Analysis

Synopsis:

 Relates to aging by requiring providers to include closure plan descriptions in continuing care contracts, requiring the attorney general to accept and review alleged violations of the Continuing Care Act reported from any source.

Analysis:

 This legislation makes modifications to the Continuing Care Act (Section 24-17-7). Providers are to provide an annual disclosure statement as set forth in both the Attorney General Consumer Guide to Continuing Care Communities and the Ageing and Long-Term Care Services Department. A new requirement that the annual disclosure statement will now be provided to the to the Aging and Long-term Services Department is now included. 
The disclosure statement currently includes information related if the provider is a partnership, corporation or association, the names, addresses and duties of its officer, directors, trustee, partner or managers. Also, the name and business address of each of the provider’s affiliates and in new language pertaining to this legislation, a description of the business relationship.
Existing language also requires a statement to be included as to whether the provider or any of its officers, directors, trustees, partners, managers or affiliates, with in the ten years prior to the date of application had been convicted of a felony, or had been found liable in a civil action. In addition, new language now will require whether the provider has incurred a long-term debt that has a maturity of twelve months or longer, including a disclosure of any such long-term debt.
In another section of the Act, clear and understandable language in a Continuing Care Contract is to be provided. New language in this legislation now includes the requirement that the Contract must contain a provision describing the community’s plan for resident relocation upon closure or circumstances that necessitate relocation.
New language pertaining to the filing of disclosure statements  now includes that the statements are to be filed no later than July 1, 2022, and each year thereafter, within one hundred eighty days after the end of a community’s fiscal year.

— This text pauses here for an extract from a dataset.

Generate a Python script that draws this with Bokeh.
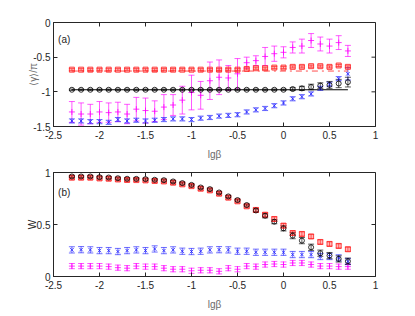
import math
from bokeh.plotting import figure
from bokeh.layouts import column
from bokeh.models import ColumnDataSource, Whisker, TeeHead, FixedTicker, Label
from bokeh.embed import file_html
from bokeh.resources import INLINE

# ---- data ----
lg_beta = [-2.3, -2.2, -2.1, -2.0, -1.9, -1.8, -1.7, -1.6, -1.5, -1.4,
           -1.3, -1.2, -1.1, -1.0, -0.9, -0.8, -0.7, -0.6, -0.5, -0.4,
           -0.3, -0.2, -0.1, 0.0, 0.1, 0.2, 0.3, 0.4, 0.5, 0.6, 0.7]

# panel (a): <gamma>/pi
g_red = [-0.68] * 19 + [-0.67, -0.66, -0.66, -0.65, -0.65, -0.64, -0.64, -0.63, -0.63, -0.64, -0.62, -0.64]
g_red_err = [0.015] * 31
g_black = [-0.97] * 24 + [-0.96, -0.95, -0.93, -0.91, -0.90, -0.88, -0.86]
g_black_err = [0.01] * 24 + [0.02, 0.03, 0.04, 0.04, 0.05, 0.06, 0.07]
g_mag = [-1.29, -1.32, -1.32, -1.29, -1.30, -1.29, -1.32, -1.25, -1.27, -1.28,
         -1.22, -1.19, -1.12, -1.01, -1.05, -0.84, -0.79, -0.80, -0.74, -0.58,
         -0.55, -0.49, -0.45, -0.43, -0.36, -0.34, -0.26, -0.31, -0.34, -0.29, -0.41]
g_mag_err = [0.15, 0.16, 0.14, 0.15, 0.14, 0.14, 0.14, 0.17, 0.18, 0.15,
             0.18, 0.15, 0.20, 0.25, 0.20, 0.27, 0.25, 0.18, 0.22, 0.08,
             0.07, 0.13, 0.11, 0.08, 0.08, 0.10, 0.10, 0.10, 0.10, 0.10, 0.08]
g_blue = [-1.42, -1.42, -1.43, -1.43, -1.44, -1.40, -1.42, -1.41, -1.42, -1.41,
          -1.40, -1.39, -1.39, -1.40, -1.38, -1.37, -1.35, -1.34, -1.33, -1.29,
          -1.26, -1.24, -1.20, -1.16, -1.10, -1.07, -1.03, -0.95, -0.89, -0.81, -0.74]
g_blue_err = [0.03] * 30 + [0.09]
ref_x = [-2.3, 0.7]
ref_red = [-0.70, -0.70]
ref_black = [-0.97, -0.97]

# panel (b): W
w_black = [0.962, 0.962, 0.962, 0.955, 0.952, 0.945, 0.940, 0.939, 0.936, 0.930,
           0.926, 0.914, 0.898, 0.881, 0.856, 0.840, 0.808, 0.770, 0.735, 0.687,
           0.635, 0.584, 0.527, 0.463, 0.393, 0.345, 0.281, 0.224, 0.201, 0.169, 0.147]
w_black_err = [0.01] * 20 + [0.015, 0.02, 0.02, 0.025, 0.03, 0.03, 0.03, 0.03, 0.03, 0.03, 0.03]
w_red = [0.950, 0.950, 0.950, 0.943, 0.940, 0.933, 0.928, 0.927, 0.924, 0.918,
         0.914, 0.902, 0.886, 0.869, 0.844, 0.828, 0.796, 0.758, 0.723, 0.675,
         0.640, 0.594, 0.553, 0.489, 0.418, 0.409, 0.385, 0.332, 0.313, 0.294, 0.262]
w_red_err = [0.015] * 20 + [0.02] * 11
w_blue = [0.256, 0.258, 0.256, 0.249, 0.249, 0.240, 0.249, 0.256, 0.249, 0.265,
          0.249, 0.256, 0.243, 0.240, 0.243, 0.256, 0.258, 0.256, 0.243, 0.243,
          0.233, 0.233, 0.233, 0.233, 0.211, 0.211, 0.211, 0.192, 0.192, 0.179, 0.144]
w_blue_err = [0.03] * 31
w_mag = [0.100, 0.100, 0.100, 0.100, 0.095, 0.085, 0.080, 0.100, 0.095, 0.095,
         0.080, 0.070, 0.070, 0.055, 0.060, 0.060, 0.050, 0.080, 0.070, 0.100,
         0.095, 0.115, 0.120, 0.115, 0.130, 0.130, 0.115, 0.100, 0.100, 0.095, 0.095]
w_mag_err = [0.025] * 31

x_ticks = [-2.5, -2, -1.5, -1, -0.5, 0, 0.5, 1]
x_tick_labels = ["-2.5", "-2", "-1.5", "-1", "-0.5", "0", "0.5", "1"]
ya_ticks = [-1.5, -1, -0.5, 0]
ya_tick_labels = ["-1.5", "-1", "-0.5", "0"]
yb_ticks = [0, 0.5, 1]
yb_tick_labels = ["0", "0.5", "1"]

RED = "#ff2020"
BLACK = "#000000"
BLUE = "#2020ff"
MAG = "#ff00ff"
FONT = "Liberation Sans"
TICKCOL = "#262626"
LABCOL = "#6a6a6a"
X_RANGE = (-2.5, 1)


def style_axes(p, xt, xl, yt, yl, ylabel, yr, ylab_standoff):
    xa = p.xaxis[0]
    ya = p.yaxis[0]
    xa.ticker = FixedTicker(ticks=xt)
    xa.major_label_overrides = {t: l for t, l in zip(xt, xl)}
    ya.ticker = FixedTicker(ticks=yt)
    ya.major_label_overrides = {t: l for t, l in zip(yt, yl)}
    for ax in (xa, ya):
        ax.major_tick_in = 4
        ax.major_tick_out = 0
        ax.minor_tick_in = 0
        ax.minor_tick_out = 0
        ax.axis_line_color = TICKCOL
        ax.major_tick_line_color = TICKCOL
        ax.major_label_text_font = FONT
        ax.major_label_text_font_size = "10px"
        ax.major_label_text_color = TICKCOL
        ax.axis_label_text_font = FONT
        ax.axis_label_text_font_size = "10px"
        ax.axis_label_text_font_style = "normal"
        ax.axis_label_text_color = LABCOL
    xa.major_label_standoff = 4
    xa.axis_label_standoff = 7
    ya.major_label_standoff = 3
    ya.axis_label_standoff = ylab_standoff
    xa.axis_label = "lgβ"
    ya.axis_label = ylabel
    p.xgrid.visible = False
    p.ygrid.visible = False
    p.outline_line_color = TICKCOL
    p.outline_line_width = 1
    # mirrored inward ticks on the top and right frame edges
    p.ray(x=xt, y=[yr[1]] * len(xt), length=4, length_units="screen",
          angle=-math.pi / 2, line_color=TICKCOL, line_width=1)
    p.ray(x=[X_RANGE[1]] * len(yt), y=yt, length=4, length_units="screen",
          angle=math.pi, line_color=TICKCOL, line_width=1)


def errbar(p, x, y, e, color, marker, size, fill_alpha=0.0):
    src = ColumnDataSource(dict(x=x, y=y,
                                lo=[a - b for a, b in zip(y, e)],
                                hi=[a + b for a, b in zip(y, e)]))
    w = Whisker(source=src, base="x", lower="lo", upper="hi",
                line_color=color, line_alpha=0.65, line_width=1,
                upper_head=TeeHead(size=6, line_color=color, line_alpha=0.65, line_width=1),
                lower_head=TeeHead(size=6, line_color=color, line_alpha=0.65, line_width=1))
    p.add_layout(w)
    p.scatter("x", "y", source=src, marker=marker, size=size, line_color=color,
              line_alpha=0.8, line_width=1, fill_color=color, fill_alpha=fill_alpha)


def make_fig(yr, margin):
    p = figure(frame_width=322, frame_height=104,
               x_range=X_RANGE, y_range=yr, output_backend="svg",
               toolbar_location=None, min_border_left=34, min_border_right=10,
               min_border_top=8, min_border_bottom=28, margin=margin)
    p.background_fill_color = "white"
    p.border_fill_color = "white"
    return p


# ---- panel (a) ----
ya_range = (-1.5, 0)
p1 = make_fig(ya_range, (14, 0, 0, 19))
style_axes(p1, x_ticks, x_tick_labels, ya_ticks, ya_tick_labels, "⟨γ⟩/π", ya_range, -9)
p1.line(ref_x, ref_red, line_color=RED, line_dash="dashdot", line_width=1, line_alpha=0.8)
p1.line(ref_x, ref_black, line_color=BLACK, line_width=1)
errbar(p1, lg_beta, g_mag, g_mag_err, MAG, "cross", 6)
errbar(p1, lg_beta, g_blue, g_blue_err, BLUE, "x", 5)
errbar(p1, lg_beta, g_red, g_red_err, RED, "square", 5, 0.3)
errbar(p1, lg_beta, g_black, g_black_err, BLACK, "circle", 5)
p1.add_layout(Label(x=-2.45, y=-0.25, text="(a)", text_font=FONT, text_font_size="10px",
                    text_color=TICKCOL, text_baseline="middle", text_align="left"))

# ---- panel (b) ----
yb_range = (0, 1)
p2 = make_fig(yb_range, (2, 0, 0, 19))
style_axes(p2, x_ticks, x_tick_labels, yb_ticks, yb_tick_labels, "W", yb_range, -4)
p2.yaxis[0].axis_label_text_color = TICKCOL
errbar(p2, lg_beta, w_mag, w_mag_err, MAG, "cross", 6)
errbar(p2, lg_beta, w_blue, w_blue_err, BLUE, "x", 5)
errbar(p2, lg_beta, w_red, w_red_err, RED, "square", 5, 0.3)
errbar(p2, lg_beta, w_black, w_black_err, BLACK, "circle", 5)
p2.add_layout(Label(x=-2.45, y=0.81, text="(b)", text_font=FONT, text_font_size="10px",
                    text_color=TICKCOL, text_baseline="middle", text_align="left"))

layout = column(p1, p2, spacing=0)
open("out.html", "w").write(file_html(layout, INLINE))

The statements are to filed with the renamed Aging and Long-Term Services Department and the Department will now be required to review disclosure statements filed under the Continuing Care Act for compliance.
Under a section requiring reporting to the Attorney General of violations of the Act, new language now states that a person may report an alleged violation of the Continuing Care Act or rules promulgated pursuant to the Act to the Attorney General or to the Aging and Long-Term Care Department. 
Numerous retitling from the Department of Aging to the Aging and Long-Term Care Department are made throughout this bill. 
Finally, new language states that if the Aging and Long-Term Department issues a violation. It is to be provided to the Attorney General where upon a prompt review is to be conducted and if the allegation is credible then the Attorney General is to file the appropriate action.